Changes and corrections to PREMIS data dictionary and schemas in version 2.0
This document records corrections and changes that were approved for version 2.0 of the PREMIS Data Dictionary and PREMIS schemas. It does not include all stylistic changes or all changes to supporting documentation. The PREMIS Editorial Committee released the revised data dictionary on April 3, 2008. The PREMIS schema was also released as a draft for review at that time.
Approved changes (Data dictionary and schemas)
- Add clarification about repeatability of identifiers: objectIdentifier and agentIdentifier are repeatable because they may be defined and known outside the repository, and thus may have multiple identifiers; eventIdentifier and permissionStatementIdentifier are defined only inside the repository and should not be repeatable.
- Add an additional eventType suggested value for "creation = the act of creating a new object"
- Clarify difference between "checksum" and "messageDigest"
- Allow for use of significantProperties at the representation level; consider additional structure under significantProperties.
- Introduce a numbering system to be used for navigation for each semantic unit in the data dictionary. The numbering system will be grouped by entity types: Object semantic units will be 1. and Event Semantic Units will be 2. If Business rules are added, they will be 5. The numbers can be added as comments within the Schema.
- Change relatedObjectSequence to optional; it is now mandatory but does not apply to derivative relationships.
- Make changes to preservationLevel. It will be optional, repeatable, and become a container with the following subunits: preservationLevelValue, preservationLevelRole, preservationLevelRationale, preservationLevelDateAssigned
- Change relatedEventIdentification to optional and specify that for derivative relationships it must be recorded
- Clarify the difference between whole/part and parent/child relationships (in suggested values under relationshipSubtype) by using "hasPart" and "isPartOf" as suggested values
- Revise the data model to reflect relationships between entities more consistently with data dictionary semantic units in terms of bidirectional linking
- In situations where all subunits are optional within a mandatory container, add usage notes to specify that at least one subunit must be present
- Add a new optional semantic unit "linkingObjectRole" under linkingObjectIdentifier to disambiguate what role the object plays that is identified, e.g. "source" or "outcome" of an event
- Clarify definitions and examples for contentLocationType and contentLocationValue to show that file system locations as well as URLs may be recorded
- Make storageMedium applicable to bitstreams (but optional)
- Revise Rights entity to allow for wider scope of rights statements; distinguish between rights based on copyright, licenses, or statutes (based on Karen Coyle's report)
- Under signatureInformation remove internal structure of keyInfo and handle in schema to allow for use of XML signature elements
- Include a discussion of how to use controlled vocabularies; the XML schemas will provide a mechanism for identifying the vocabulary used (coming after first official release of revised schema)
- Add note that persistentIDs are recommended, but that a particular identifier scheme is not specified
- Change swVersion to not repeatable at file level
- Change storage (container) to optional for bitstreams
- Clarify how objectCharacteristics apply to representations by adding a relationship subtype which specifies that a file functions also as a representation.
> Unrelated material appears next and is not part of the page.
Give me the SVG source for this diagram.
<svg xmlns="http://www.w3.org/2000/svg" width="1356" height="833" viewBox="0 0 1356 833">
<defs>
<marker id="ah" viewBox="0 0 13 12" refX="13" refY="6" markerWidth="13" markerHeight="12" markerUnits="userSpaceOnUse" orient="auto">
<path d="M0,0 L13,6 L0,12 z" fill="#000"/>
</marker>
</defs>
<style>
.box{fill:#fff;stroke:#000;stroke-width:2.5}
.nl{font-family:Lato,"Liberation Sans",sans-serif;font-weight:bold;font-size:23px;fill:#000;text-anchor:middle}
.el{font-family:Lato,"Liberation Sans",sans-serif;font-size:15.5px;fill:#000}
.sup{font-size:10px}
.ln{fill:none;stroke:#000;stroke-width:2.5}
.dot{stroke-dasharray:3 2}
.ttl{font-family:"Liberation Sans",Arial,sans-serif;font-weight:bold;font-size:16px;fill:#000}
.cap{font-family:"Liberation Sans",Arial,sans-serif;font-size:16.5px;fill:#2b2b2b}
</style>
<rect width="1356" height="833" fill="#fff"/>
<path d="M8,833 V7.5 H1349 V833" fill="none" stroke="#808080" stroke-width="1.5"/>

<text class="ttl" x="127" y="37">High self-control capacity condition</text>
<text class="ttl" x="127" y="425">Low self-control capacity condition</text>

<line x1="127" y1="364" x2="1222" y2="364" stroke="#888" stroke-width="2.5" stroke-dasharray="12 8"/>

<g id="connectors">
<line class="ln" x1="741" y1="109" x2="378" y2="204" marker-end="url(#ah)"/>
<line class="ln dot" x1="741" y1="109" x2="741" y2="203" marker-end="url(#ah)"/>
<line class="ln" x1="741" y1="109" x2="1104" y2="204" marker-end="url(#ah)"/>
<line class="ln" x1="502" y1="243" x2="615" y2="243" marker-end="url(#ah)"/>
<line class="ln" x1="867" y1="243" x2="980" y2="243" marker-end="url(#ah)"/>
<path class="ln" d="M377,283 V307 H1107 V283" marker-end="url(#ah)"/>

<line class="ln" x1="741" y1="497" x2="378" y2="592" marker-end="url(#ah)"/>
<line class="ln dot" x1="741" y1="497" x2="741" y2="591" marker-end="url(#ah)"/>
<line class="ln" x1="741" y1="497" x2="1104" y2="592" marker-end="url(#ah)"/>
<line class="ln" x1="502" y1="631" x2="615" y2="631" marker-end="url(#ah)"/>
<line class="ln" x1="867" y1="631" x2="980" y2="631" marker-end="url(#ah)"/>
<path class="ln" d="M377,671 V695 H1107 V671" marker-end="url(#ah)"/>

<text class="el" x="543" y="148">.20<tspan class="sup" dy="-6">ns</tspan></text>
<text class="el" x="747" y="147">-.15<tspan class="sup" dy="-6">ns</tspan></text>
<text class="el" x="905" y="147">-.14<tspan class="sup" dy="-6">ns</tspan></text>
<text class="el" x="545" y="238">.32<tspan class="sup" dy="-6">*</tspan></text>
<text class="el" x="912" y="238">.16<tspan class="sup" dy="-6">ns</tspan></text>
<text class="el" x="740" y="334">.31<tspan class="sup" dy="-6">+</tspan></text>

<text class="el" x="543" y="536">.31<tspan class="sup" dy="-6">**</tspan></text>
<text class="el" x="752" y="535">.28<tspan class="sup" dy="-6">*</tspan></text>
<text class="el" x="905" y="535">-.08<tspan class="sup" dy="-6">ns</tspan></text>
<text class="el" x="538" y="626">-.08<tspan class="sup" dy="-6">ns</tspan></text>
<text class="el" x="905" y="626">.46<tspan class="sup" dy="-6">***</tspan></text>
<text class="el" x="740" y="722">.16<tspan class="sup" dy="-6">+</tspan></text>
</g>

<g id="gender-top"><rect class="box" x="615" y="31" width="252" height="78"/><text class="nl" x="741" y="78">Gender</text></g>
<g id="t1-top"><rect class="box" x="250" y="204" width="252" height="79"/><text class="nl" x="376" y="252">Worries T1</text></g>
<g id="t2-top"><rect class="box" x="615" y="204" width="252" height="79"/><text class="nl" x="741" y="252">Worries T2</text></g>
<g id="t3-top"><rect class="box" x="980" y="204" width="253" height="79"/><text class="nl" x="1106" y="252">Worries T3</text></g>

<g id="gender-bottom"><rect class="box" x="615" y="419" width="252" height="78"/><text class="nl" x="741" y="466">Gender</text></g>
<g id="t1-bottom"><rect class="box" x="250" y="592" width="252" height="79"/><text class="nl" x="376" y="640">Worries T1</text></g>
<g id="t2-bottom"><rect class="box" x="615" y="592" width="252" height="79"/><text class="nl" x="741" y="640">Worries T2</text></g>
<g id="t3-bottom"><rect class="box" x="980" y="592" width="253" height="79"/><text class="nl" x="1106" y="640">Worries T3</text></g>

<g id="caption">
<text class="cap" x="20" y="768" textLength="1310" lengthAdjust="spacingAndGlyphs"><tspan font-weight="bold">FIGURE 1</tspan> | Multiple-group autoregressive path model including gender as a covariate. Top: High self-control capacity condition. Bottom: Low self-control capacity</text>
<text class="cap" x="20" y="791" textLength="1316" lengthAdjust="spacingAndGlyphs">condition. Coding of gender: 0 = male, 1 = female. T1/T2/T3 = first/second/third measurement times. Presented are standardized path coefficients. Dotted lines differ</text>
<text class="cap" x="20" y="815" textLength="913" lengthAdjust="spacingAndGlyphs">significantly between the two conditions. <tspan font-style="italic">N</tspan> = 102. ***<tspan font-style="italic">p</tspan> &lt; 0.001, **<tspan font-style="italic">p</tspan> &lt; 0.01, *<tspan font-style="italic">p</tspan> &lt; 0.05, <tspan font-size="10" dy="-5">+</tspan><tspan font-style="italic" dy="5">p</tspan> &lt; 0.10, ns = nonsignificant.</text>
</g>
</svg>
This mechanism will also be used to specify originalName for the file that also functions as the representation
- Clarify the relationship between formatDesignation and formatRegistry; make format repeatable
- Add conventions for indicating different types of date conventions. Among other things there is a need to specify no end date, i.e. that it is open-ended. Convention used will be "OPEN" in <endDate>. See: http://www.loc.gov/standards/datetime/
- Implement a registry for controlled vocabularies (see also under schemas below).
- Allow for extensibility for the following PREMIS semantic units:
- significantProperties (Object entity)
- objectCharacteristics (Object entity)
- creatingApplication (Object entity)
- environment (Object entity)
- signatureInformation (Object entity)
- eventOutcomeDetail (Event entity)
- rights (Rights entity)
- Define a container for additional object characteristics specific to format type. Data from externally developed schemas will be used (see above under objectCharacteristics extensibility)
- Make storageMedium optional
Approved changes (schemas only)
- All those above under data dictionary will be changed in schemas (if applicable)
- relatedEventSequence is optional in DD and mandatory in the schema; it will be changed to optional in the schema
- Allow for more control and extensibility in specifying object categories by allowing for validation of appropriate elements by object category (i.e. representation, file, bitstream)
- Implement mechanism for specifying use of controlled vocabularies. The Library of Congress as PREMIS Managing Agency will make PREMIS-developed controlled vocabularies available (and others as requested). This will be available in version 2.1, after the initial release of version 2.0
- Define elements as global so that they can be reused in other XML schemas.
- Combine separate PREMIS schemas from version 1.1 into one schema. Since subelements object, event, agent and rights are defined globally, they may be use separately as in the previous version.
- Include definitions for alternate types of date expressions, including ISO 8601 basic format (without hyphens) and conventions for special types of dates (open, questionable, etc. dates)